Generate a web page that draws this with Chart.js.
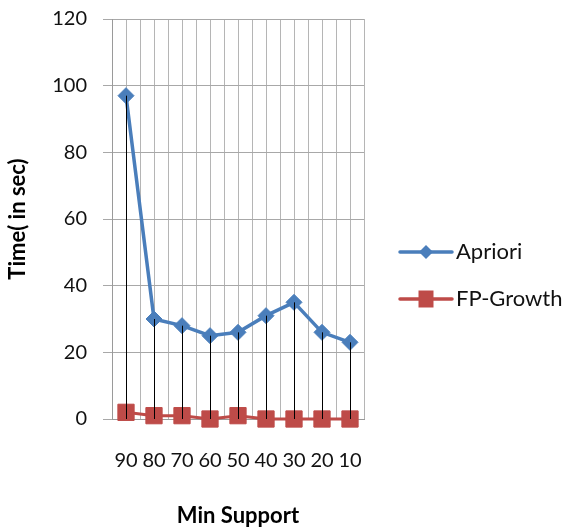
<!DOCTYPE html>
<html>
<head>
<meta charset="utf-8">
<script src="https://cdn.jsdelivr.net/npm/chart.js@4.4.1/dist/chart.umd.min.js"></script>
<style>
  html, body { margin: 0; padding: 0; background: #fff; }
  #wrap { width: 563px; height: 529px; }
</style>
</head>
<body>
<div id="wrap"><canvas id="c" width="563" height="529"></canvas></div>
<script>
const categories = ['90', '80', '70', '60', '50', '40', '30', '20', '10'];
const apriori = [97, 30, 28, 25, 26, 31, 35, 26, 23];
const fpGrowth = [2, 1, 1, 0, 1, 0, 0, 0, 0];
const yTicks = [0, 20, 40, 60, 80, 100, 120];
const seriesNames = ['Apriori', 'FP-Growth'];

const BLUE = '#4A7EBB';
const RED = '#BE4B48';
const FONT = 'Lato, "Open Sans", sans-serif';

const toPoints = arr => arr.map((v, i) => ({ x: i, y: v }));

const dropLines = {
  id: 'dropLines',
  afterDatasetsDraw(chart) {
    const { ctx, scales: { x, y } } = chart;
    ctx.save();
    ctx.strokeStyle = '#000';
    ctx.lineWidth = 1;
    apriori.forEach((v, i) => {
      const px = Math.round(x.getPixelForValue(i)) + 0.5;
      ctx.beginPath();
      ctx.moveTo(px, y.getPixelForValue(v));
      ctx.lineTo(px, y.getPixelForValue(0));
      ctx.stroke();
    });
    ctx.restore();
  }
};

const sideLegend = {
  id: 'sideLegend',
  afterDraw(chart) {
    const { ctx, chartArea } = chart;
    const x0 = chartArea.right + 36;
    const x1 = x0 + 52;
    const rows = [
      { name: seriesNames[0], color: BLUE, y: 252, shape: 'diamond' },
      { name: seriesNames[1], color: RED, y: 299, shape: 'square' }
    ];
    ctx.save();
    rows.forEach(r => {
      ctx.strokeStyle = r.color;
      ctx.lineWidth = 3.5;
      ctx.lineCap = 'round';
      ctx.beginPath();
      ctx.moveTo(x0, r.y);
      ctx.lineTo(x1, r.y);
      ctx.stroke();
      const cx = (x0 + x1) / 2;
      ctx.fillStyle = r.color;
      ctx.beginPath();
      if (r.shape === 'diamond') {
        const s = 7;
        ctx.moveTo(cx - s, r.y); ctx.lineTo(cx, r.y - s);
        ctx.lineTo(cx + s, r.y); ctx.lineTo(cx, r.y + s);
        ctx.closePath();
      } else {
        ctx.rect(cx - 7.5, r.y - 8.5, 15, 17);
      }
      ctx.fill();
      ctx.fillStyle = '#111';
      ctx.font = '22px ' + FONT;
      ctx.textBaseline = 'middle';
      ctx.textAlign = 'left';
      ctx.fillText(r.name, x1 + 4, r.y);
    });
    ctx.restore();
  }
};

new Chart(document.getElementById('c'), {
  type: 'line',
  data: {
    datasets: [
      {
        label: seriesNames[0],
        data: toPoints(apriori),
        borderColor: BLUE,
        backgroundColor: BLUE,
        borderWidth: 3.5,
        pointStyle: 'rectRot',
        pointRadius: 8,
        pointBorderWidth: 1,
        pointBackgroundColor: BLUE,
        pointBorderColor: BLUE,
        tension: 0,
        clip: false
      },
      {
        label: seriesNames[1],
        data: toPoints(fpGrowth),
        borderColor: RED,
        backgroundColor: RED,
        borderWidth: 3,
        pointStyle: 'rect',
        pointRadius: 11.5,
        pointBorderWidth: 1,
        pointBackgroundColor: RED,
        pointBorderColor: RED,
        tension: 0,
        clip: false
      }
    ]
  },
  options: {
    responsive: false,
    animation: false,
    events: [],
    layout: { padding: { top: 19, right: 199, left: 0, bottom: 0 } },
    plugins: { legend: { display: false }, tooltip: { enabled: false } },
    scales: {
      x: {
        type: 'linear',
        min: -0.5,
        max: 8.5,
        afterFit(scale) {
          scale.height = 110;
          scale.paddingLeft = 0; scale.paddingRight = 0;
        },
        afterBuildTicks(scale) {
          const t = [];
          for (let k = 0; k <= 18; k++) t.push({ value: -0.5 + k * 0.5 });
          scale.ticks = t;
        },
        ticks: {
          autoSkip: false,
          maxRotation: 0,
          padding: 30,
          color: '#111',
          font: { family: FONT, size: 20 },
          callback: v => Number.isInteger(v) ? categories[v] : ''
        },
        grid: { color: '#B5B5B5', lineWidth: 1, drawTicks: false },
        border: { color: '#9A9A9A', width: 1 },
        title: {
          display: true,
          text: 'Min Support',
          color: '#000',
          font: { family: FONT, size: 22, weight: 'bold' },
          padding: { top: 0, bottom: 0 }
        }
      },
      y: {
        min: 0,
        max: 120,
        afterFit(scale) {
          scale.width = 112;
          scale.paddingTop = 0; scale.paddingBottom = 0;
        },
        afterBuildTicks(scale) { scale.ticks = yTicks.map(v => ({ value: v })); },
        ticks: {
          padding: 16,
          color: '#111',
          font: { family: FONT, size: 20 }
        },
        grid: { color: '#A8A8A8', lineWidth: 1, tickLength: 9, drawTicks: true },
        border: { color: '#9A9A9A', width: 1 },
        title: {
          display: true,
          text: 'Time( in sec)',
          color: '#000',
          font: { family: FONT, size: 22, weight: 'bold' },
          padding: { top: 5, bottom: 0 }
        }
      }
    }
  },
  plugins: [dropLines, sideLegend]
});
</script>
</body>
</html>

..............................

**Exercise:** Please write out all of the material above without changing a word, and omit any pictures.

**Exercise answer:**
Generate a web page that draws this with Chart.js.
<!DOCTYPE html>
<html>
<head>
<meta charset="utf-8">
<script src="https://cdn.jsdelivr.net/npm/chart.js@4.4.1/dist/chart.umd.min.js"></script>
<style>
  html, body { margin: 0; padding: 0; background: #fff; }
  #wrap { width: 563px; height: 529px; }
</style>
</head>
<body>
<div id="wrap"><canvas id="c" width="563" height="529"></canvas></div>
<script>
const categories = ['90', '80', '70', '60', '50', '40', '30', '20', '10'];
const apriori = [97, 30, 28, 25, 26, 31, 35, 26, 23];
const fpGrowth = [2, 1, 1, 0, 1, 0, 0, 0, 0];
const yTicks = [0, 20, 40, 60, 80, 100, 120];
const seriesNames = ['Apriori', 'FP-Growth'];

const BLUE = '#4A7EBB';
const RED = '#BE4B48';
const FONT = 'Lato, "Open Sans", sans-serif';

const toPoints = arr => arr.map((v, i) => ({ x: i, y: v }));

const dropLines = {
  id: 'dropLines',
  afterDatasetsDraw(chart) {
    const { ctx, scales: { x, y } } = chart;
    ctx.save();
    ctx.strokeStyle = '#000';
    ctx.lineWidth = 1;
    apriori.forEach((v, i) => {
      const px = Math.round(x.getPixelForValue(i)) + 0.5;
      ctx.beginPath();
      ctx.moveTo(px, y.getPixelForValue(v));
      ctx.lineTo(px, y.getPixelForValue(0));
      ctx.stroke();
    });
    ctx.restore();
  }
};

const sideLegend = {
  id: 'sideLegend',
  afterDraw(chart) {
    const { ctx, chartArea } = chart;
    const x0 = chartArea.right + 36;
    const x1 = x0 + 52;
    const rows = [
      { name: seriesNames[0], color: BLUE, y: 252, shape: 'diamond' },
      { name: seriesNames[1], color: RED, y: 299, shape: 'square' }
    ];
    ctx.save();
    rows.forEach(r => {
      ctx.strokeStyle = r.color;
      ctx.lineWidth = 3.5;
      ctx.lineCap = 'round';
      ctx.beginPath();
      ctx.moveTo(x0, r.y);
      ctx.lineTo(x1, r.y);
      ctx.stroke();
      const cx = (x0 + x1) / 2;
      ctx.fillStyle = r.color;
      ctx.beginPath();
      if (r.shape === 'diamond') {
        const s = 7;
        ctx.moveTo(cx - s, r.y); ctx.lineTo(cx, r.y - s);
        ctx.lineTo(cx + s, r.y); ctx.lineTo(cx, r.y + s);
        ctx.closePath();
      } else {
        ctx.rect(cx - 7.5, r.y - 8.5, 15, 17);
      }
      ctx.fill();
      ctx.fillStyle = '#111';
      ctx.font = '22px ' + FONT;
      ctx.textBaseline = 'middle';
      ctx.textAlign = 'left';
      ctx.fillText(r.name, x1 + 4, r.y);
    });
    ctx.restore();
  }
};

new Chart(document.getElementById('c'), {
  type: 'line',
  data: {
    datasets: [
      {
        label: seriesNames[0],
        data: toPoints(apriori),
        borderColor: BLUE,
        backgroundColor: BLUE,
        borderWidth: 3.5,
        pointStyle: 'rectRot',
        pointRadius: 8,
        pointBorderWidth: 1,
        pointBackgroundColor: BLUE,
        pointBorderColor: BLUE,
        tension: 0,
        clip: false
      },
      {
        label: seriesNames[1],
        data: toPoints(fpGrowth),
        borderColor: RED,
        backgroundColor: RED,
        borderWidth: 3,
        pointStyle: 'rect',
        pointRadius: 11.5,
        pointBorderWidth: 1,
        pointBackgroundColor: RED,
        pointBorderColor: RED,
        tension: 0,
        clip: false
      }
    ]
  },
  options: {
    responsive: false,
    animation: false,
    events: [],
    layout: { padding: { top: 19, right: 199, left: 0, bottom: 0 } },
    plugins: { legend: { display: false }, tooltip: { enabled: false } },
    scales: {
      x: {
        type: 'linear',
        min: -0.5,
        max: 8.5,
        afterFit(scale) {
          scale.height = 110;
          scale.paddingLeft = 0; scale.paddingRight = 0;
        },
        afterBuildTicks(scale) {
          const t = [];
          for (let k = 0; k <= 18; k++) t.push({ value: -0.5 + k * 0.5 });
          scale.ticks = t;
        },
        ticks: {
          autoSkip: false,
          maxRotation: 0,
          padding: 30,
          color: '#111',
          font: { family: FONT, size: 20 },
          callback: v => Number.isInteger(v) ? categories[v] : ''
        },
        grid: { color: '#B5B5B5', lineWidth: 1, drawTicks: false },
        border: { color: '#9A9A9A', width: 1 },
        title: {
          display: true,
          text: 'Min Support',
          color: '#000',
          font: { family: FONT, size: 22, weight: 'bold' },
          padding: { top: 0, bottom: 0 }
        }
      },
      y: {
        min: 0,
        max: 120,
        afterFit(scale) {
          scale.width = 112;
          scale.paddingTop = 0; scale.paddingBottom = 0;
        },
        afterBuildTicks(scale) { scale.ticks = yTicks.map(v => ({ value: v })); },
        ticks: {
          padding: 16,
          color: '#111',
          font: { family: FONT, size: 20 }
        },
        grid: { color: '#A8A8A8', lineWidth: 1, tickLength: 9, drawTicks: true },
        border: { color: '#9A9A9A', width: 1 },
        title: {
          display: true,
          text: 'Time( in sec)',
          color: '#000',
          font: { family: FONT, size: 22, weight: 'bold' },
          padding: { top: 5, bottom: 0 }
        }
      }
    }
  },
  plugins: [dropLines, sideLegend]
});
</script>
</body>
</html>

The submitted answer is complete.